Who the hell are these guys, and what have they done with the Mets?
Lockdown starting pitching, clutch hitting, crisp play — 12 games into the season the Mets look nothing like the team that has inhabited Citi Field the last several years.
Behind Jacob deGrom’s seven innings of shutout ball and home runs from Travis d’Arnaud and Wilmer Flores, the Mets won for the seventh straight time — their longest winning streak in five years — beating the Marlins, 5-4, in front of an announced sellout crowd of 41,844 in Queens on Saturday night. They improved to 9-3 on the young season, their best record after 12 games since starting 10-2 in 2006, and began the year 6-0 at home for the first time since 1985.

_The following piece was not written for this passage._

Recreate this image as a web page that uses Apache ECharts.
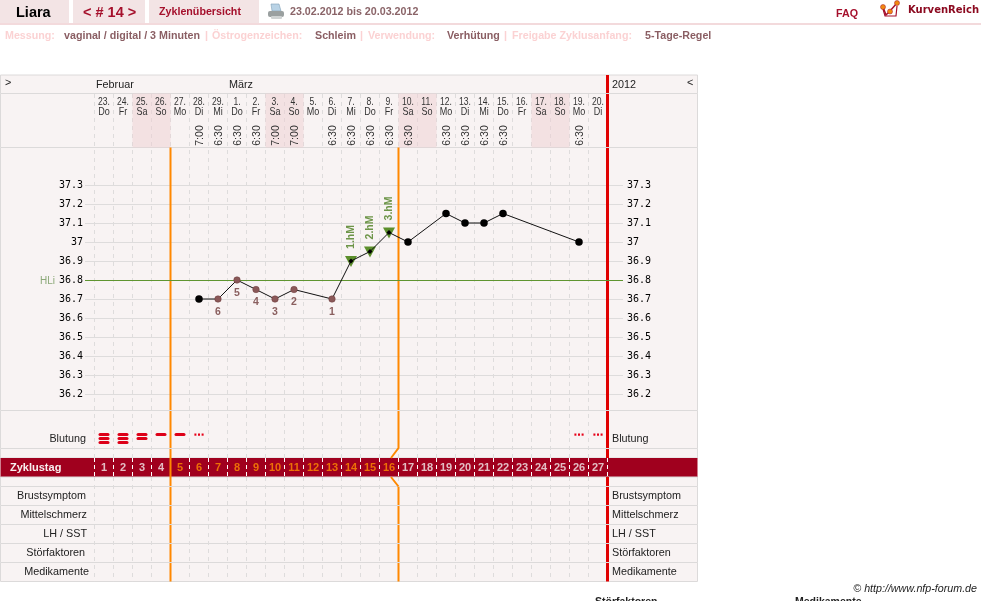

“Baseball is supposed to be fun, and I think everybody in this clubhouse is having fun right now,” deGrom said.
DeGrom, the reigning National League Rookie of the Year, has gone 18 ¹/₃ innings without allowing a run after yielding a two-run homer in the first inning of his regular-season debut to the Nationals’ Ryan Zimmerman. DeGrom fanned eight and scattered six singles in picking up his seventh straight win at home and lowering his ERA to a microscopic 0.93.
Despite tossing seven shutout frames in his previous start, deGrom wasn’t pleased with his performance, particularly his inability to control his offspeed stuff. He watched extra video of that effort with pitching coach Dan Warthen and made a concerted effort to throw downhill and not let his body get ahead of his arm.
His finest work came in the sixth. DeGrom allowed back-to-back singles to Dee Gordon and Christian Yelich with one out in the frame, putting the tying runs on base as Marlins slugger Giancarlo Stanton stepped to the plate. After falling behind 3-0, deGrom rebounded to strike out Stanton, blowing a 96-mph fastball past the feared home run hitter. He retired Martin Prado on a pop-up to escape the threat.
“There are those guys that have what it takes to play and what it takes to pitch, and he’s got it,” Mets manager Terry Collins said. “He’s got the knack. He’s got the feel for it. He’s kind of like Matt [Harvey].
“It’s a tribute to the makeup he’s got.”
The Mets basically put the game away in the bottom of the inning. Eric Campbell — who has filled in seamlessly for injured Captain David Wright — drove in Michael Cuddyer with an opposite-field single and Wilmer Flores followed with a two-run shot, his second of the year, extending to a 5-0 lead.
The Marlins scratched out four runs off the Mets bullpen when deGrom departed, getting a run in the eighth and three in the ninth off Carlos Torres with closer Jeurys Familia unavailable because of his heavy workload of late. But Alex Torres struck out Yelich as the Mets clinched the series victory.
“I think we believe in each other,” Cuddyer said. “We believe in the guy hitting behind us, the guy hitting in front of us, the starter that pitches the day before, the starter that pitches after the guy. Everybody believes in each other. That goes a long way. That’s what builds winning teams.”
Of course, the season is just 12 games old. But after an offseason and spring training in which the expectations were raised by everyone — from the players to Collins to ownership and the front office — this is exactly the start the Mets feel they needed.
“I realize it’s early, I certainly understand where we’re at,” Collins said. “But you know what? These games count. They count in the win column. Everybody thinks pennants are won in August and September, and maybe they are, but I’ll tell you one thing: If you win early, at least you’re in a dogfight [later in the season]. We’ll take them.”